De klankkleur van ‘430 BC’ verschilt aanzienlijk van die van ‘431 BC’. Weg is de donkere ondergrond en het begin doet zelfs enigszins denken aan folk, zij het in een sterk vervormde uitvoering en zonder dat een folkmelodie tot volle wasdom komt. Door de inbreng van steeds meer elektronische klanken wordt de folkgedachte verdreven. Wat rest is een luide soundscape van elektronica, golvend, schuivend en schurend, terwijl Spelonks viool een langzame melodie speelt, waarvan een loop wordt gemaakt, zodat een tweede vioolpartij eroverheen geschoven kan worden. Door lagen aan te brengen, krijgt het vioolspel meer body en wordt zelfs de klank van een cello benaderd. De elektronische lagen en geluiden geven de muziek reliëf en passen op wonderlijke wijze bij de klanken van de viool. De totaalklanken die Graeae zo nu en dan al dan niet bewust laat ontstaan, zijn ronduit prachtig.

In ‘146 BC’ wordt een vreemdsoortig ritmisch tapijt neergelegd, bestaande uit een kort zich herhalend fragment. Daaromheen worden lange klanken neergelegd, als donderwolken in de verte, nog zachtjes klinkend. Op gezette tijden is het fluitspel van RvD te horen, kort accenten leggend. De viool doemt op uit de donkere lagen, als een rustig en stevig baken in een harde bries van geluid. In de elektronische dadendrang zijn wat dissonanten te herkennen in de vorm van doordringende klanken, die echter als vanzelf worden opgenomen in het geheel en zo van de dissonantie lijken te worden ontdaan. Een trage golfbeweging biedt houvast, uitmondend in mooie samenklanken op het eind.

Het is altijd fijn om te horen dat muzikanten zich blijven ontwikkelen.

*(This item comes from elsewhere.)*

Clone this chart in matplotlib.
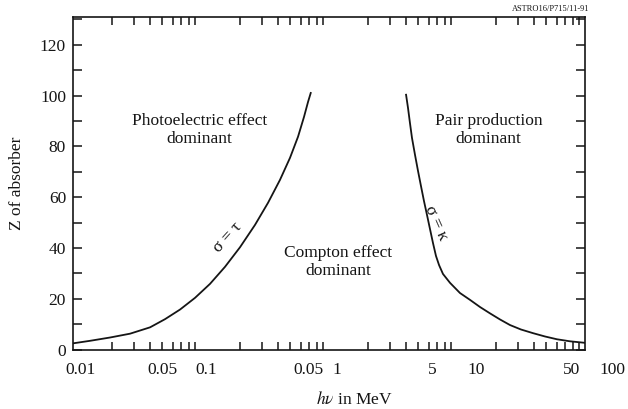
import matplotlib
matplotlib.use("Agg")
import matplotlib.pyplot as plt
import matplotlib.transforms as mtransforms
from matplotlib.ticker import FixedLocator, LogLocator, NullFormatter, MultipleLocator

# ---- data ----
# photoelectric / Compton boundary  (sigma = tau)
photo_E = [0.01, 0.0136, 0.0195, 0.0279, 0.040, 0.0523, 0.0686, 0.0898,
           0.1176, 0.154, 0.2017, 0.2642, 0.334, 0.414, 0.496, 0.573,
           0.638, 0.686, 0.72]
photo_Z = [2.5, 3.5, 4.8, 6.3, 8.8, 12.0, 15.8, 20.4,
           25.9, 32.6, 40.3, 49.1, 57.8, 66.8, 75.5, 83.8,
           91.6, 97.5, 101.0]
# Compton / pair-production boundary (sigma = kappa)
pair_E = [4.00, 4.14, 4.29, 4.45, 4.70, 4.96, 5.23, 5.52, 5.83, 6.15,
          6.49, 6.85, 7.24, 7.77, 8.82, 10.55, 12.64, 15.12, 18.1, 21.67,
          25.95, 31.6, 39.3, 48.7, 60.4, 76.4, 100.0]
pair_Z = [100.3, 95.2, 89.2, 83.3, 76.6, 70.3, 64.4, 58.5, 53.0, 47.5,
          42.0, 36.9, 33.3, 29.8, 26.3, 22.3, 19.6, 16.8, 14.3, 11.9,
          9.7, 7.95, 6.5, 5.2, 4.1, 3.3, 2.7]

x_tick_values = [0.01, 0.05, 0.1, 0.5, 1, 5, 10, 50, 100]
x_tick_labels = ["0.01", "0.05", "0.1", "0.05", "1", "5", "10", "50", "100"]
y_ticks = [0, 20, 40, 60, 80, 100, 120]

region_labels = ["Photoelectric effect\ndominant",
                 "Compton effect\ndominant",
                 "Pair production\ndominant"]
curve_labels = ["σ = τ", "σ = κ"]

# layout: the scanned original prints its x labels slightly right of the ticks
x_label_shift_px = [7, 0, 5, 18, 8, 14, 19, 25, 27]

# ---- style ----
plt.rcParams["font.family"] = ["Liberation Serif", "DejaVu Serif"]
plt.rcParams["mathtext.fontset"] = "stix"
ink = "#151515"

fig = plt.figure(figsize=(6.28, 4.09), dpi=100)
ax = fig.add_axes([73 / 628, 1 - 349.7 / 409, 512 / 628, 333 / 409])

ax.plot(photo_E, photo_Z, color=ink, lw=1.3, solid_joinstyle="round")
ax.plot(pair_E, pair_Z, color=ink, lw=1.3, solid_joinstyle="round")

ax.set_xscale("log")
ax.set_xlim(0.01, 100)
ax.set_ylim(0, 131)

ax.xaxis.remove_overlapping_locs = False
ax.xaxis.set_major_locator(FixedLocator(x_tick_values))
ax.set_xticklabels(x_tick_labels)
ax.xaxis.set_minor_locator(LogLocator(base=10, subs=[2, 3, 4, 5, 6, 7, 8, 9]))
ax.xaxis.set_minor_formatter(NullFormatter())
ax.tick_params(axis="x", which="major", length=0, pad=9, labelsize=12.5,
               labelcolor=ink, top=True)
ax.tick_params(axis="x", which="minor", direction="in", length=6, width=1.1,
               color=ink, top=True, bottom=True)

ax.set_yticks(y_ticks)
ax.yaxis.set_minor_locator(MultipleLocator(10))
ax.tick_params(axis="y", which="both", direction="in", length=6.5, width=1.1,
               color=ink, left=True, right=True, labelsize=12.5,
               labelcolor=ink, pad=5)

for s in ax.spines.values():
    s.set_linewidth(1.2)
    s.set_color(ink)

for tick, shift in zip(ax.xaxis.get_major_ticks(), x_label_shift_px):
    lab = tick.label1
    lab.set_transform(lab.get_transform() +
                      mtransforms.ScaledTranslation(shift / 100, 0,
                                                    fig.dpi_scale_trans))

ax.set_xlabel(r"$h\nu$ in MeV", fontsize=12.5, color=ink)
ax.xaxis.set_label_coords(0.549, -0.125)
ax.set_ylabel("Z of absorber", fontsize=12.5, color=ink)
ax.yaxis.set_label_coords(-0.094, 0.5)

# region texts (positions in axes fraction)
ax.text(0.247, 0.66, region_labels[0], transform=ax.transAxes, ha="center",
        va="center", fontsize=12.5, color=ink, linespacing=1.15)
ax.text(0.518, 0.263, region_labels[1], transform=ax.transAxes, ha="center",
        va="center", fontsize=12.5, color=ink, linespacing=1.15)
ax.text(0.812, 0.66, region_labels[2], transform=ax.transAxes, ha="center",
        va="center", fontsize=12.5, color=ink, linespacing=1.15)

ax.text(0.303, 0.338, curve_labels[0], transform=ax.transAxes, ha="center",
        va="center", fontsize=12.5, color=ink, rotation=48)
ax.text(0.71, 0.38, curve_labels[1], transform=ax.transAxes, ha="center",
        va="center", fontsize=12.5, color=ink, rotation=-66)

fig.text(589 / 628, 1 - 9 / 409, "ASTRO16/P715/11-91", ha="right", va="center",
         fontsize=6, color=ink)

fig.savefig("out.png", dpi=100, facecolor="white")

Bij Graeae is dat zeker het geval, want de manier van samenspelen, het uitkristalliseren van de sound en het improviseren binnen de eigen experimentele kaders gaat het trio steeds beter af. B.C. kan gezien worden als een muzikale reis, een meeslepende die de volle speelduur boeit en verbazing en bewondering wekt.